[BEGIN DATASET RECORDS]

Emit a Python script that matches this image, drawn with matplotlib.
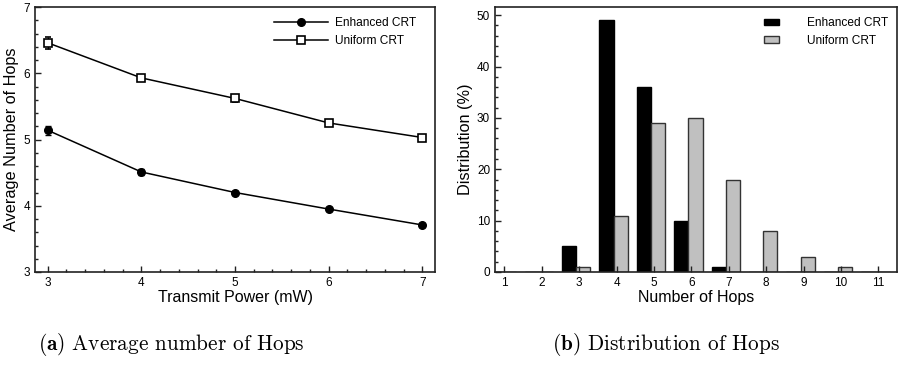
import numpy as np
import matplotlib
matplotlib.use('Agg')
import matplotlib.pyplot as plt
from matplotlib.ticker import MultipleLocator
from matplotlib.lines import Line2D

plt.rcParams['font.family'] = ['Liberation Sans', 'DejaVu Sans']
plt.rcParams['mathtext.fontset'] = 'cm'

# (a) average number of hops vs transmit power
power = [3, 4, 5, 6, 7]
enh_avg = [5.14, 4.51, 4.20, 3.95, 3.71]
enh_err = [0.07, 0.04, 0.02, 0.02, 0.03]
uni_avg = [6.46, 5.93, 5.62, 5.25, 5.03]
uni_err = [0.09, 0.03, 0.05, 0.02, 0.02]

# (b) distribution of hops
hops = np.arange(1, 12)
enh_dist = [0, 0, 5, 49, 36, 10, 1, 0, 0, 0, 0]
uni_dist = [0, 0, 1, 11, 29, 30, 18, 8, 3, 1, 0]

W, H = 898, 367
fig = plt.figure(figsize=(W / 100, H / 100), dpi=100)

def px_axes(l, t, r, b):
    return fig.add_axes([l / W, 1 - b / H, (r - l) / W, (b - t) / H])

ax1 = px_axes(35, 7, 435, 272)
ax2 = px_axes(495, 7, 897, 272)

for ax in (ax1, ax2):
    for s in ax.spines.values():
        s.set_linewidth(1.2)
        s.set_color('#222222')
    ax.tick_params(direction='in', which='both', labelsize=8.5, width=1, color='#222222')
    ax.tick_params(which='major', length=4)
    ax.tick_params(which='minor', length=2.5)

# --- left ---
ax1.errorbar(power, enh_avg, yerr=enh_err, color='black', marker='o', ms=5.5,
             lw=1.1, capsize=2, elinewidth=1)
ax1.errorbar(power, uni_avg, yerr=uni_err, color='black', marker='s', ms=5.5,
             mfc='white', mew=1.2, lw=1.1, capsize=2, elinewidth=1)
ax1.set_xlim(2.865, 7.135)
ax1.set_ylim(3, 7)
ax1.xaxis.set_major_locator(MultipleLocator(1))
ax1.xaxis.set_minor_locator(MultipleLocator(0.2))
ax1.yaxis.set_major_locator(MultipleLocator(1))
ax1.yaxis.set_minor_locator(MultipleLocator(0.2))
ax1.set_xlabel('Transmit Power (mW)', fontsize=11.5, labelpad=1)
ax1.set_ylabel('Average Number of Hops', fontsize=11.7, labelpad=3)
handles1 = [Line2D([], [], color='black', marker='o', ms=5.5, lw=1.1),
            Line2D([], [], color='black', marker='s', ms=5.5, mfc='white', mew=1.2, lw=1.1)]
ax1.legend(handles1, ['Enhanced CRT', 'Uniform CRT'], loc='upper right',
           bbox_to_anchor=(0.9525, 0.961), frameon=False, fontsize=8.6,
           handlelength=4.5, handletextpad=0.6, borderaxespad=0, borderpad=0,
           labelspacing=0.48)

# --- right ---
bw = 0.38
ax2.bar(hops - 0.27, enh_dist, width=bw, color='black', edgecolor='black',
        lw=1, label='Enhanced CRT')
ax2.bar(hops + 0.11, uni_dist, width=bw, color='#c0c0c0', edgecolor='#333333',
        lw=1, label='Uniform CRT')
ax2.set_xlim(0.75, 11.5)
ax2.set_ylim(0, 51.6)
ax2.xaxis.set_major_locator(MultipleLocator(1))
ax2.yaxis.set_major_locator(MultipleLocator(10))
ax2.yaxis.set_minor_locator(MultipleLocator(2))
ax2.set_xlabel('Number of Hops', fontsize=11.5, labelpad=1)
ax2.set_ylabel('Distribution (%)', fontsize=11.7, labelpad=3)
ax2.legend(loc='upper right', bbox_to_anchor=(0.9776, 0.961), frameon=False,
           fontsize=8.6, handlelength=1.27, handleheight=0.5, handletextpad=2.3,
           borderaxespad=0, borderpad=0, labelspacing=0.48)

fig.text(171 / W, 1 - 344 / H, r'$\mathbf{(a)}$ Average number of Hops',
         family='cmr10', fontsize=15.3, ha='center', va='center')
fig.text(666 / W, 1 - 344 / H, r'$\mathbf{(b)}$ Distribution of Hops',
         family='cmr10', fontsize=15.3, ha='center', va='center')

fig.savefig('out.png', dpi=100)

[END DATASET RECORDS]
[BEGIN DATASET RECORDS]

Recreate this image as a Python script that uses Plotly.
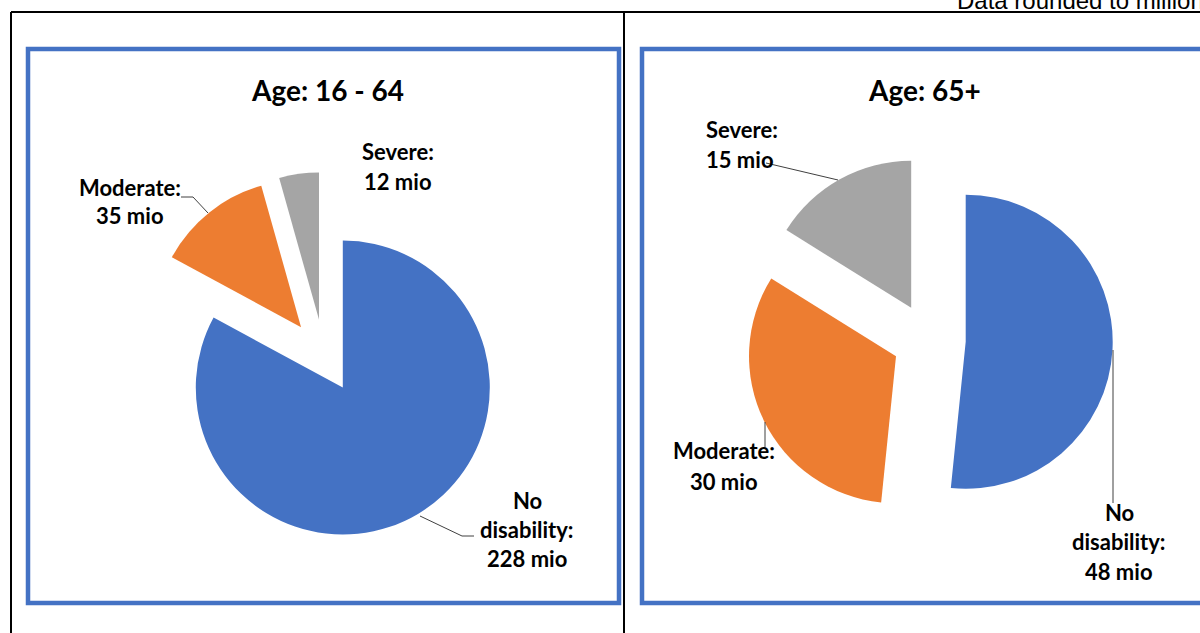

[END DATASET RECORDS]

— WHAT THIS TASK INVOLVES —
Look above and copy only the lines from the one holding "Emit a Python" to the one holding "ax.tick_params(which='minor', length=2.5)", both included, exactly, minus the pictures.

— CORRECT RESPONSE —
Emit a Python script that matches this image, drawn with matplotlib.
import numpy as np
import matplotlib
matplotlib.use('Agg')
import matplotlib.pyplot as plt
from matplotlib.ticker import MultipleLocator
from matplotlib.lines import Line2D

plt.rcParams['font.family'] = ['Liberation Sans', 'DejaVu Sans']
plt.rcParams['mathtext.fontset'] = 'cm'

# (a) average number of hops vs transmit power
power = [3, 4, 5, 6, 7]
enh_avg = [5.14, 4.51, 4.20, 3.95, 3.71]
enh_err = [0.07, 0.04, 0.02, 0.02, 0.03]
uni_avg = [6.46, 5.93, 5.62, 5.25, 5.03]
uni_err = [0.09, 0.03, 0.05, 0.02, 0.02]

# (b) distribution of hops
hops = np.arange(1, 12)
enh_dist = [0, 0, 5, 49, 36, 10, 1, 0, 0, 0, 0]
uni_dist = [0, 0, 1, 11, 29, 30, 18, 8, 3, 1, 0]

W, H = 898, 367
fig = plt.figure(figsize=(W / 100, H / 100), dpi=100)

def px_axes(l, t, r, b):
    return fig.add_axes([l / W, 1 - b / H, (r - l) / W, (b - t) / H])

ax1 = px_axes(35, 7, 435, 272)
ax2 = px_axes(495, 7, 897, 272)

for ax in (ax1, ax2):
    for s in ax.spines.values():
        s.set_linewidth(1.2)
        s.set_color('#222222')
    ax.tick_params(direction='in', which='both', labelsize=8.5, width=1, color='#222222')
    ax.tick_params(which='major', length=4)
    ax.tick_params(which='minor', length=2.5)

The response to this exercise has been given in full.